Exercise instructions: Print the material below exactly as it stands, please, from its first line to the line holding "ax = fig.add_axes([132", with no pictures.
**** Data provided ****
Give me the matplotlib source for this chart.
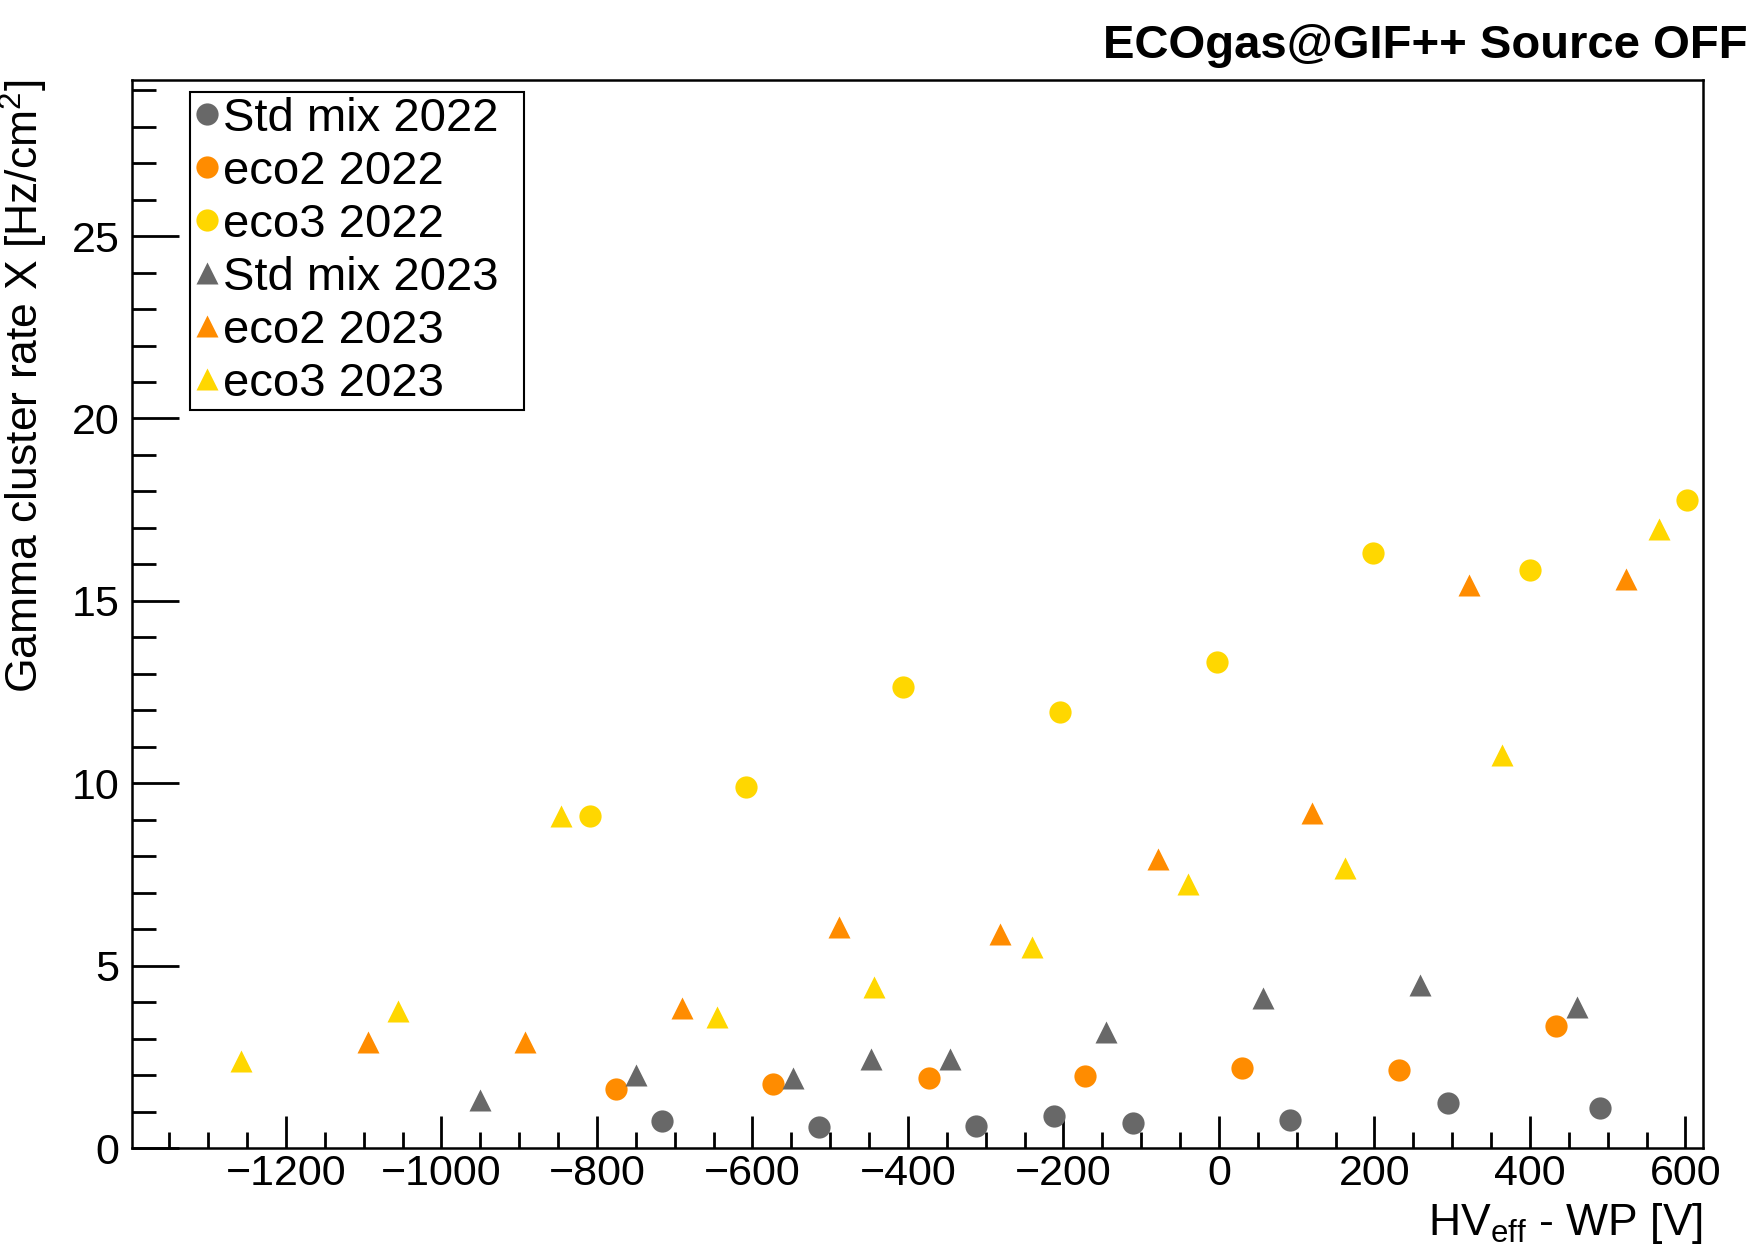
import matplotlib
matplotlib.use("Agg")
import matplotlib.pyplot as plt
from matplotlib.ticker import MultipleLocator

plt.rcParams['font.family'] = ['Liberation Sans', 'DejaVu Sans']
plt.rcParams['mathtext.default'] = 'regular'
plt.rcParams['axes.unicode_minus'] = True

# HV_eff - WP [V] and gamma cluster rate [Hz/cm^2] for each gas mixture
std22_x = [-716, -514, -312, -212, -111, 91, 294, 490]
std22_y = [0.74, 0.59, 0.61, 0.89, 0.70, 0.78, 1.23, 1.10]

eco2_22_x = [-775, -574, -373, -172, 30, 232, 433]
eco2_22_y = [1.63, 1.77, 1.92, 1.99, 2.20, 2.15, 3.35]

eco3_22_x = [-809, -608, -406, -205, -3, 198, 400, 602]
eco3_22_y = [9.11, 9.89, 12.63, 11.96, 13.34, 16.31, 15.84, 17.77]

std23_x = [-951, -750, -548, -447, -346, -145, 57, 259, 461]
std23_y = [1.32, 2.01, 1.94, 2.46, 2.46, 3.20, 4.12, 4.48, 3.86]

eco2_23_x = [-1094, -893, -690, -489, -281, -79, 120, 322, 524]
eco2_23_y = [2.90, 2.92, 3.84, 6.06, 5.87, 7.93, 9.18, 15.44, 15.60]

eco3_23_x = [-1258, -1056, -846, -646, -444, -241, -40, 162, 364, 566]
eco3_23_y = [2.40, 3.77, 9.11, 3.61, 4.43, 5.51, 7.23, 7.68, 10.78, 16.98]

GREY = '#686868'
ORANGE = '#ff8c00'
YELLOW = '#ffd700'

W, H = 1755, 1247
fig = plt.figure(figsize=(W / 100, H / 100), dpi=100)
ax = fig.add_axes([132 / W, 1 - 1148.3 / H, (1703.3 - 132) / W, (1148.3 - 79.5) / H])

ms = 16
series = [
    (std22_x, std22_y, 'o', GREY, 'Std mix 2022'),
    (eco2_22_x, eco2_22_y, 'o', ORANGE, 'eco2 2022'),
    (eco3_22_x, eco3_22_y, 'o', YELLOW, 'eco3 2022'),
    (std23_x, std23_y, '^', GREY, 'Std mix 2023'),
    (eco2_23_x, eco2_23_y, '^', ORANGE, 'eco2 2023'),
    (eco3_23_x, eco3_23_y, '^', YELLOW, 'eco3 2023'),
]
for x, y, m, c, lab in series:
    ax.plot(x, y, ls='none', marker=m, ms=ms, color=c, mec='none', label=lab)

ax.set_xlim(-1398, 623)
ax.set_ylim(0, 29.29)

ax.xaxis.set_major_locator(MultipleLocator(200))
ax.xaxis.set_minor_locator(MultipleLocator(50))
ax.yaxis.set_major_locator(MultipleLocator(5))
ax.yaxis.set_minor_locator(MultipleLocator(1))

ax.tick_params(axis='both', which='both', direction='in', width=2,
               top=False, right=False, labelsize=31)
ax.tick_params(axis='x', which='major', length=23, pad=4)
ax.tick_params(axis='x', which='minor', length=11.5)
ax.tick_params(axis='y', which='major', length=34, pad=9)
ax.tick_params(axis='y', which='minor', length=17)

for sp in ax.spines.values():
    sp.set_linewidth(1.8)

# axis titles, ROOT style: right/top justified
ax.set_xlabel('HV$_{eff}$ - WP [V]', fontsize=32, ha='right', va='top')
ax.xaxis.set_label_coords(1.0, -0.049)
ax.set_ylabel('Gamma cluster rate X [Hz/cm$^{2}$]', fontsize=32,
              ha='right', va='center')
ax.yaxis.set_label_coords(-0.0685, 1.0)

fig.text(1748 / W, 1 - 58 / H, 'ECOgas@GIF++ Source OFF', fontsize=34,
         fontweight='bold', ha='right', va='baseline')

leg = ax.legend(loc='upper left',
                bbox_to_anchor=(190 / W, 1 - 413 / H, 334 / W, 321 / H),
                bbox_transform=fig.transFigure, mode='expand',
                fontsize=34, frameon=True, fancybox=False,
                edgecolor='black', framealpha=1,
                borderpad=0.1, handlelength=0.5, handletextpad=0.1,
                labelspacing=0.19, borderaxespad=0)
leg.get_frame().set_linewidth(1.5)

fig.savefig('out.png', dpi=100)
****
The reply:
Give me the matplotlib source for this chart.
import matplotlib
matplotlib.use("Agg")
import matplotlib.pyplot as plt
from matplotlib.ticker import MultipleLocator

plt.rcParams['font.family'] = ['Liberation Sans', 'DejaVu Sans']
plt.rcParams['mathtext.default'] = 'regular'
plt.rcParams['axes.unicode_minus'] = True

# HV_eff - WP [V] and gamma cluster rate [Hz/cm^2] for each gas mixture
std22_x = [-716, -514, -312, -212, -111, 91, 294, 490]
std22_y = [0.74, 0.59, 0.61, 0.89, 0.70, 0.78, 1.23, 1.10]

eco2_22_x = [-775, -574, -373, -172, 30, 232, 433]
eco2_22_y = [1.63, 1.77, 1.92, 1.99, 2.20, 2.15, 3.35]

eco3_22_x = [-809, -608, -406, -205, -3, 198, 400, 602]
eco3_22_y = [9.11, 9.89, 12.63, 11.96, 13.34, 16.31, 15.84, 17.77]

std23_x = [-951, -750, -548, -447, -346, -145, 57, 259, 461]
std23_y = [1.32, 2.01, 1.94, 2.46, 2.46, 3.20, 4.12, 4.48, 3.86]

eco2_23_x = [-1094, -893, -690, -489, -281, -79, 120, 322, 524]
eco2_23_y = [2.90, 2.92, 3.84, 6.06, 5.87, 7.93, 9.18, 15.44, 15.60]

eco3_23_x = [-1258, -1056, -846, -646, -444, -241, -40, 162, 364, 566]
eco3_23_y = [2.40, 3.77, 9.11, 3.61, 4.43, 5.51, 7.23, 7.68, 10.78, 16.98]

GREY = '#686868'
ORANGE = '#ff8c00'
YELLOW = '#ffd700'

W, H = 1755, 1247
fig = plt.figure(figsize=(W / 100, H / 100), dpi=100)
ax = fig.add_axes([132 / W, 1 - 1148.3 / H, (1703.3 - 132) / W, (1148.3 - 79.5) / H])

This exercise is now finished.